Most of the awards will be for rigs that have been either out of service for over a year or stranded (newbuilds), according to Terry Childs, head of Westwood’s RigLogix division.
Many of the idle jackups were inactive due to falling rig demand in previous years.
Since March this year, Aramco has awarded 26 new jackup contracts, and Westwood expects a further five to follow in the next month. All range in duration from three to five years with extension options.
Aramco will then have 78 jackups under contract and will likely tender for another 10. The company’s reported target is to have 90 jackups in service by the end of 2024.
Five of the 31 rigs contracted were stranded newbuilds that have either been purchased or bareboat chartered from their construction yards.
Advanced Energy Services (ADES) will provide 17 of the rigs following a program of acquisition, and it will now manage 32 active jackups in total, putting it ahead of Shelf Drilling, Borr Drilling and Valaris.

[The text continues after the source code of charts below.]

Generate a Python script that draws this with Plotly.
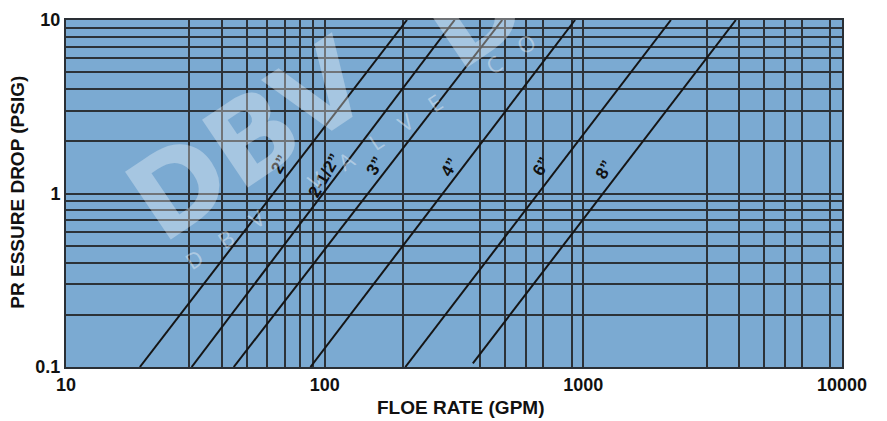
import numpy as np
import plotly.graph_objects as go

# Valve sizes and their pressure-drop lines (flow in GPM, pressure drop in PSIG)
sizes = ["2”", "2-1/2”", "3”", "4”", "6”", "8”"]
flow_start = [19.3, 30.6, 44.5, 88.1, 205, 374]
dp_start = [0.1, 0.1, 0.1, 0.1, 0.1, 0.105]
flow_end = [208, 318, 486, 929, 2181, 3887]
dp_end = [10, 10, 10, 10, 10, 10]

# Where each size label sits (flow, pressure drop)
label_flow = [67, 100, 156, 304, 687, 1205]
label_dp = [1.47, 1.27, 1.44, 1.41, 1.44, 1.38]

# Grid positions on each axis
x_grid = [10, 30, 40, 50, 60, 70, 80, 90, 100, 200, 400, 500, 600, 700, 900,
          1000, 3000, 4000, 5000, 6000, 7000, 9000, 10000]
x_labels = {10: "10", 100: "100", 1000: "1000", 10000: "10000"}
y_grid = [0.1, 0.2, 0.3, 0.4, 0.5, 0.6, 0.7, 0.8, 0.9, 1,
          2, 3, 4, 5, 6, 7, 8, 9, 10]
y_labels = {0.1: "0.1", 1: "1", 10: "10"}

FONT = "Liberation Sans, Arial, sans-serif"
GRID = "#2c3238"

fig = go.Figure()
for name, x0, y0, x1, y1 in zip(sizes, flow_start, dp_start, flow_end, dp_end):
    fig.add_trace(go.Scatter(x=[x0, x1], y=[y0, y1], mode="lines", name=name,
                             line=dict(color="#151515", width=2),
                             showlegend=False, hoverinfo="skip"))

annotations = []
for name, fx, fy in zip(sizes, label_flow, label_dp):
    annotations.append(dict(x=np.log10(fx), y=np.log10(fy), xref="x", yref="y",
                            xanchor="center", yanchor="middle",
                            text=name, showarrow=False, textangle=-60,
                            font=dict(family=FONT, size=17, color="#111",
                                      weight="bold")))

# Watermark
wm_font = dict(family="DejaVu Sans, sans-serif", size=112,
               color="rgba(255,255,255,0.33)", weight="bold")
annotations.append(dict(x=0.235, y=0.655, xref="paper", yref="paper",
                        xanchor="center", yanchor="middle",
                        text="DBV", showarrow=False, textangle=-34, font=wm_font))
annotations.append(dict(x=0.617, y=1.15, xref="paper", yref="paper",
                        xanchor="center", yanchor="middle",
                        text="DBV", showarrow=False, textangle=-34, font=wm_font))
gap = "\u00a0" * 4
wgap = "\u00a0" * 10
sub = wgap.join(gap.join(list(w)) for w in ["DBV", "VALVE", "CO"])
annotations.append(dict(x=0.379, y=0.622, xref="paper", yref="paper",
                        xanchor="center", yanchor="middle",
                        text=sub, showarrow=False, textangle=-33,
                        font=dict(family="Open Sans, sans-serif", size=22,
                                  color="rgba(255,255,255,0.4)")))

# Axis titles
annotations.append(dict(x=0.509, y=-0.118, xref="paper", yref="paper",
                        xanchor="center", yanchor="middle",
                        text="FLOE RATE (GPM)", showarrow=False,
                        font=dict(family=FONT, size=19, color="#111", weight="bold")))
annotations.append(dict(x=-0.062, y=0.505, xref="paper", yref="paper",
                        xanchor="center", yanchor="middle",
                        text="PR ESSURE DROP (PSIG)", showarrow=False, textangle=-90,
                        font=dict(family=FONT, size=19, color="#111", weight="bold")))

fig.update_layout(
    width=887, height=421,
    margin=dict(l=66, r=45, t=10, b=54),
    paper_bgcolor="white",
    plot_bgcolor="#7baad2",
    annotations=annotations,
    showlegend=False,
)
fig.update_xaxes(type="log", range=[1, 4],
                 tickvals=x_grid, ticktext=[x_labels.get(v, "") for v in x_grid],
                 showgrid=True, gridcolor=GRID, gridwidth=1.5,
                 showline=True, linecolor="#2a2f35", linewidth=2, mirror=True,
                 ticks="", zeroline=False,
                 tickfont=dict(family=FONT, size=18, color="#111", weight="bold"))
fig.update_yaxes(type="log", range=[-1, 1],
                 tickvals=y_grid, ticktext=[y_labels.get(v, "") for v in y_grid],
                 showgrid=True, gridcolor=GRID, gridwidth=1.5,
                 showline=True, linecolor="#2a2f35", linewidth=2, mirror=True,
                 ticks="", zeroline=False,
                 tickfont=dict(family=FONT, size=18, color="#111", weight="bold"))

fig.write_html("out.html")
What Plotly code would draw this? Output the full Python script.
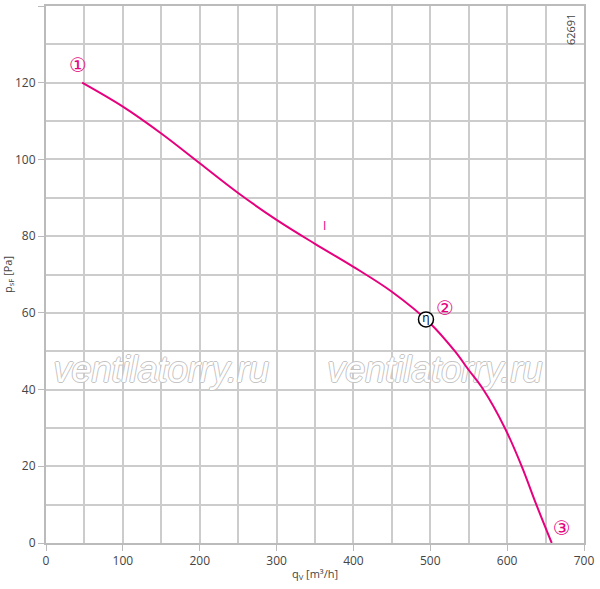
import plotly.graph_objects as go

# fan characteristic curve
flow = [47, 100, 150, 200, 250, 300, 350, 400, 450, 500, 532, 550, 569, 597, 619, 638, 658]
pressure = [120, 113.75, 106.75, 99.0, 91.25, 84.25, 78.0, 72.0, 65.5, 57.25, 50, 45.1, 40, 30, 20, 10, 0]

# point markers (1), (2), (3)
marker_labels = ['①', '②', '③']
marker_x = [41.6, 519, 671]
marker_y = [124, 60.7, 3.4]

eta_x = 494.4
eta_y = 58.3

x_ticks = [0, 100, 200, 300, 400, 500, 600, 700]
y_ticks = [0, 20, 40, 60, 80, 100, 120, 140]

curve_color = '#e6007e'
grid_color = '#cccccc'
font_family = 'Open Sans, Noto Sans, sans-serif'

fig = go.Figure()

# watermark text goes first so the curve sits on top of it
outline = '1px 0 0 #c4c4c4, -1px 0 0 #c4c4c4, 0 1px 0 #c4c4c4, 0 -1px 0 #c4c4c4'
fig.add_trace(go.Scatter(x=[150, 506], y=[44.3, 44.3], mode='text',
                         text=['ventilatorry.ru', 'ventilatorry.ru'],
                         textfont=dict(color='#ffffff', size=36, family='Liberation Sans, Arial, sans-serif',
                                       style='italic', shadow=outline),
                         hoverinfo='skip', showlegend=False))

fig.add_trace(go.Scatter(x=flow, y=pressure, mode='lines',
                         line=dict(color=curve_color, width=2, shape='spline', smoothing=1.0),
                         hoverinfo='skip', showlegend=False))

fig.add_trace(go.Scatter(x=marker_x, y=marker_y, mode='text', text=marker_labels,
                         textfont=dict(color=curve_color, size=20, family='DejaVu Sans'),
                         hoverinfo='skip', showlegend=False))

# efficiency point
fig.add_trace(go.Scatter(x=[eta_x], y=[eta_y], mode='markers+text', text=['η'],
                         marker=dict(size=15, color='white', line=dict(color='black', width=1.5)),
                         textfont=dict(color='black', size=12, family=font_family),
                         textposition='middle center',
                         hoverinfo='skip', showlegend=False))

annotations = [
    dict(x=363, y=82.9, text='I', showarrow=False,
         font=dict(color=curve_color, size=12, family=font_family)),
    dict(x=1.0, y=1.0, xref='paper', yref='paper', xanchor='right', yanchor='top',
         xshift=-4, yshift=-6, text='62691', textangle=-90, showarrow=False,
         font=dict(color='#444444', size=11, family=font_family)),
]

fig.update_layout(
    width=600, height=589,
    margin=dict(l=46, r=16, t=6, b=46),
    paper_bgcolor='white', plot_bgcolor='white',
    font=dict(family=font_family, size=12, color='#444444'),
    annotations=annotations,
    xaxis=dict(range=[0, 700], tickvals=x_ticks, showgrid=True, gridcolor=grid_color, gridwidth=1.5,
               minor=dict(dtick=50, showgrid=True, gridcolor=grid_color, gridwidth=1.5),
               showline=True, linecolor='#bbbbbb', linewidth=2, mirror=True,
               ticks='outside', ticklen=6, tickcolor='#bbbbbb', zeroline=False, automargin=False,
               title=dict(text='q<sub>V</sub> [m³/h]', standoff=2, font=dict(size=11))),
    yaxis=dict(range=[0, 140], tickvals=y_ticks, showgrid=True, gridcolor=grid_color, gridwidth=1.5,
               minor=dict(dtick=10, showgrid=True, gridcolor=grid_color, gridwidth=1.5),
               showline=True, linecolor='#bbbbbb', linewidth=2, mirror=True,
               ticks='outside', ticklen=6, tickcolor='#bbbbbb', zeroline=False, automargin=False,
               title=dict(text='p<sub>sF</sub> [Pa]', standoff=4, font=dict(size=11))),
)

fig.write_html('out.html', config={'displayModeBar': False},
               post_script="document.body.style.margin='0';")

ADES has acquired further rigs for deployment in Qatar and India.
Of the other contract winners, Seadrill and China Oilfield Services Ltd. each account for three of the rigs, while Seadrill, Saipem, Valaris and Borr Drilling will supply two each.
Day rates range from $78,000 to $98,000, with mobilization fees in certain cases of up to $35 million. Since the award process started, Childs pointed out the average leading edge day rate in the Middle East region has risen from just over $83,500 to about $93,500.
Ultimately, 21 of the 31 jackups will be mobilized from other countries’ regions, boosting the existing 147-rig count in the area. But many of the rigs will require some level of reactivation.
Lamprell in the UAE recently announced a contract to upgrade three jackups, which according to Westwood could be Seadrill’s West Leda, West Ariel and West Cressida.
Other reports suggest Arab Shipyard & Repair Yard in Bahrain could take in up to six jackups, while Drydocks World in Dubai also will probably perform some reactivation work.
For Noble Drilling/Maersk Drilling to secure approval for their merger from the U.K. Competition and Markets Authority, they may be obliged to divest five rigs. ADES is reportedly a potential taker.
ADNOC Drilling in the UAE also has been in expansion mode, recently signing an agreement to acquire the formerly Oro Negro-managed Argent 1, Argent 2 and Argent 3, all currently stacked in the Bahamas and out of service since late 2017.
Last November, ADNOC bought the former Aban Offshore-managed Deep Driller 3 jackup, which had been working for parent company ADNOC Offshore. It has additionally purchased three former Shelf Drilling jackups; all the rigs have started or are due to start contracts for ADNOC Offshore.
Finally, Childs noted, these developments could lift marketed jackup use globally above 90%.